Cheaper labeling is the obvious benefit, but the safety argument is deeper. A constitution is an auditable, versioned artifact: you can read it, argue with it, and change one principle and re-derive behavior. Compare that to a reward model trained on a million private human judgments nobody can inspect. CAI makes the value specification legible — and legibility is exactly what every later governance and model-card claim depends on.

The honest limit

RLAIF doesn't escape the alignment problem — it relocates it. Now the AI critic's judgment and the constitution's wording carry the load, and a flaw in either propagates everywhere. "The constitution said so" is only as safe as the constitution. Keep this caveat; it's what separates someone who read the abstract from someone who understood it.

Your work today

Read the Method

~60 minutes

Read the method section of Constitutional AI: Harmlessness from AI Feedback (Bai et al., 2022) — focus on the critique-and-revise loop and how AI feedback replaces human harm-labeling.
Skim the constitution principles in the appendix. Note how short and human-readable the spec is — and write one principle you'd add.
In a notebook, write two sentences: one distinguishing RLHF from RLAIF, and one defining "scalable oversight" in your own words.

The expert move

An enthusiast says "Constitutional AI means the AI trains itself." An expert names the real shift in altitude: CAI doesn't remove human judgment, it relocates it from labeling individual outputs to writing and auditing a small, legible constitution — moving the scarce human attention to the highest-leverage point and making the value spec inspectable. They also name the cost: the constitution and the AI critic now carry the alignment, so a flaw in either scales.

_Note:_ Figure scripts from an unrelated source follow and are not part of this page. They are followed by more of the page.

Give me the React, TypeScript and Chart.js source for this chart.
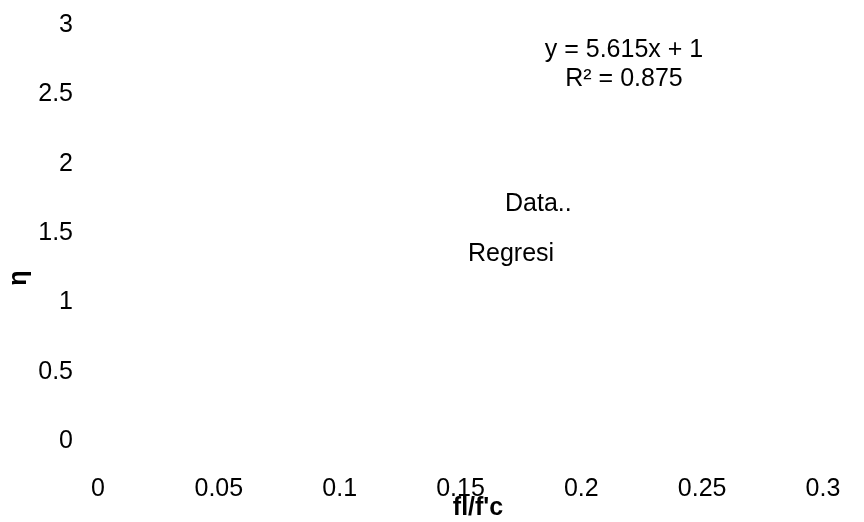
import React, { useEffect, useRef } from 'react';
import { Chart, registerables } from 'chart.js';

Chart.register(...registerables);

// ---- data ----
const seriesNames = ['Data..', 'Regresi'];
const measuredPoints: { x: number; y: number }[] = [];
const regressionPoints: { x: number; y: number }[] = [];
const xTickValues = [0, 0.05, 0.1, 0.15, 0.2, 0.25, 0.3];
const xTickLabels = ['0', '0.05', '0.1', '0.15', '0.2', '0.25', '0.3'];
const yTickValues = [0, 0.5, 1, 1.5, 2, 2.5, 3];
const yTickLabels = ['0', '0.5', '1', '1.5', '2', '2.5', '3'];
const xAxisTitle = "fl/f'c";
const yAxisTitle = 'η';
const regressionSlope = 5.615;
const regressionIntercept = 1;
const rSquared = 0.875;

const FONT_FAMILY = '"Liberation Sans", Arial, sans-serif';
const FONT_SIZE = 25;

function labelFor(values: number[], labels: string[], v: number) {
  const i = values.findIndex((t) => Math.abs(t - v) < 1e-9);
  return i >= 0 ? labels[i] : '';
}

const textPlugin = {
  id: 'textOverlay',
  afterDraw(chart: any) {
    const ctx = chart.ctx as CanvasRenderingContext2D;
    ctx.save();
    ctx.fillStyle = '#000';
    ctx.font = `${FONT_SIZE}px ${FONT_FAMILY}`;
    ctx.textBaseline = 'middle';
    // regression equation
    ctx.textAlign = 'center';
    ctx.fillText(`y = ${regressionSlope}x + ${regressionIntercept}`, 624, 50);
    ctx.fillText(`R² = ${rSquared}`, 624, 79);
    // legend
    ctx.textAlign = 'left';
    ctx.fillText(chart.data.datasets[0].label, 505, 204);
    ctx.fillText(chart.data.datasets[1].label, 468, 254);
    // axis titles
    ctx.font = `bold ${FONT_SIZE}px ${FONT_FAMILY}`;
    ctx.textAlign = 'center';
    ctx.fillText(xAxisTitle, 478, 508);
    ctx.translate(19, 278);
    ctx.rotate(-Math.PI / 2);
    ctx.fillText(yAxisTitle, 0, 0);
    ctx.restore();
  },
};

export default function App() {
  const ref = useRef<HTMLCanvasElement | null>(null);
  useEffect(() => {
    if (!ref.current) return;
    const tickFont = { family: FONT_FAMILY, size: FONT_SIZE };
    const chart = new Chart(ref.current, {
      type: 'scatter',
      data: {
        datasets: [
          {
            label: seriesNames[0],
            data: measuredPoints,
            backgroundColor: '#000',
            borderColor: '#000',
            pointRadius: 4,
          },
          {
            label: seriesNames[1],
            data: regressionPoints,
            showLine: true,
            borderColor: '#000',
            pointRadius: 0,
          },
        ],
      },
      options: {
        animation: false,
        responsive: false,
        devicePixelRatio: 1,
        layout: { padding: { top: 25, right: 41, left: 0, bottom: 0 } },
        plugins: { legend: { display: false }, tooltip: { enabled: false } },
        scales: {
          x: {
            type: 'linear',
            min: 0,
            max: 0.3,
            grid: { display: false, drawTicks: true, tickLength: 33 },
            border: { display: false },
            ticks: {
              stepSize: 0.05,
              padding: 0,
              maxRotation: 0,
              autoSkip: false,
              color: '#000',
              font: tickFont,
              callback: (v: any) => labelFor(xTickValues, xTickLabels, Number(v)),
            },
            afterFit: (s: any) => {
              s.height = 81;
            },
          },
          y: {
            type: 'linear',
            min: 0,
            max: 3,
            grid: { display: false, drawTicks: true, tickLength: 25 },
            border: { display: false },
            ticks: {
              stepSize: 0.5,
              padding: 0,
              autoSkip: false,
              color: '#000',
              font: tickFont,
              callback: (v: any) => labelFor(yTickValues, yTickLabels, Number(v)),
            },
            afterFit: (s: any) => {
              s.width = 98;
            },
          },
        },
      },
      plugins: [textPlugin],
    } as any);
    return () => chart.destroy();
  }, []);
  return (
    <div style={{ position: 'fixed', left: 0, top: 0, width: 864, height: 522, background: '#fff' }}>
      <canvas ref={ref} width={864} height={522} style={{ width: 864, height: 522, display: 'block' }} />
    </div>
  );
}
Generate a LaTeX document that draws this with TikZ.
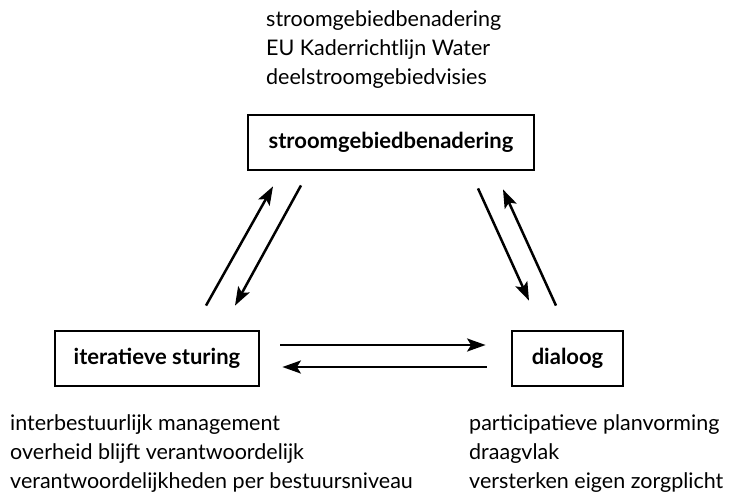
\documentclass[tikz,border=0pt]{standalone}
\usepackage{fontspec}
\setmainfont{Lato}
\usetikzlibrary{arrows.meta,calc}
\tikzset{
  boxnode/.style={draw, line width=2.8pt, inner sep=0pt, font=\bfseries\fontsize{22}{26}\selectfont},
  conn/.style={line width=2.5pt, -{Stealth[length=18.5pt,width=13pt,inset=4pt]}},
  txt/.style={anchor=base west, inner sep=0pt, font=\fontsize{21.5}{26}\selectfont}
}
\begin{document}
\begin{tikzpicture}[x=1pt,y=-1pt]
\useasboundingbox (0,0) rectangle (734,496);
% boxes
\node[boxnode, minimum width=286pt, minimum height=55pt] (top) at (391,142.5) {stroomgebiedbenadering};
\node[boxnode, minimum width=204pt, minimum height=55pt] (left) at (157,358.5) {iteratieve sturing};
\node[boxnode, minimum width=111pt, minimum height=55pt] (right) at (567.5,358.5) {dialoog};
% texts
\node[txt] (t1) at (266,26.5) {stroomgebiedbenadering};
\node[txt] (t2) at (266,55.5) {EU Kaderrichtlijn Water};
\node[txt] (t3) at (266,84.5) {deelstroomgebiedvisies};
\node[txt] (l1) at (10,430.5) {interbestuurlijk management};
\node[txt] (l2) at (10,459.5) {overheid blijft verantwoordelijk};
\node[txt] (l3) at (10,488.5) {verantwoordelijkheden per bestuursniveau};
\node[txt] (r1) at (469,430.5) {participatieve planvorming};
\node[txt] (r2) at (469,459.5) {draagvlak};
\node[txt] (r3) at (469,488.5) {versterken eigen zorgplicht};
% connectors
\draw[conn] ([xshift=49pt,yshift=24pt]left.north) -- ([xshift=-118pt,yshift=-15pt]top.south);
\draw[conn] ([xshift=-90pt,yshift=-14pt]top.south) -- ([xshift=78pt,yshift=24pt]left.north);
\draw[conn] ([xshift=87pt,yshift=-17pt]top.south) -- ([xshift=-38.5pt,yshift=29pt]right.north);
\draw[conn] ([xshift=-11.5pt,yshift=24pt]right.north) -- ([xshift=112pt,yshift=-18pt]top.south);
\draw[conn] ([xshift=20pt,yshift=13.5pt]left.east) -- ([xshift=-25pt,yshift=13.5pt]right.west);
\draw[conn] ([xshift=-24pt,yshift=-8.5pt]right.west) -- ([xshift=22pt,yshift=-8.5pt]left.east);
\end{tikzpicture}
\end{document}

Say this in an interview: "RLAIF and Constitutional AI matter because they move oversight off human labeling and onto an auditable constitution — that's how supervision scales. But I'd flag that it relocates the alignment problem rather than solving it: the model is only as aligned as the principles and the AI critic enforcing them."

Today's Takeaways

Scalable oversight: how do you supervise a system better than you at the task? It's the week's organizing problem.
RLHF is bottlenecked on human labelers; RLAIF moves the bottleneck onto a written constitution + AI critic.
Constitutional AI's win is legibility: an auditable, versioned spec instead of opaque human preferences.
It relocates the alignment problem, it doesn't dissolve it — the constitution and critic now carry the load.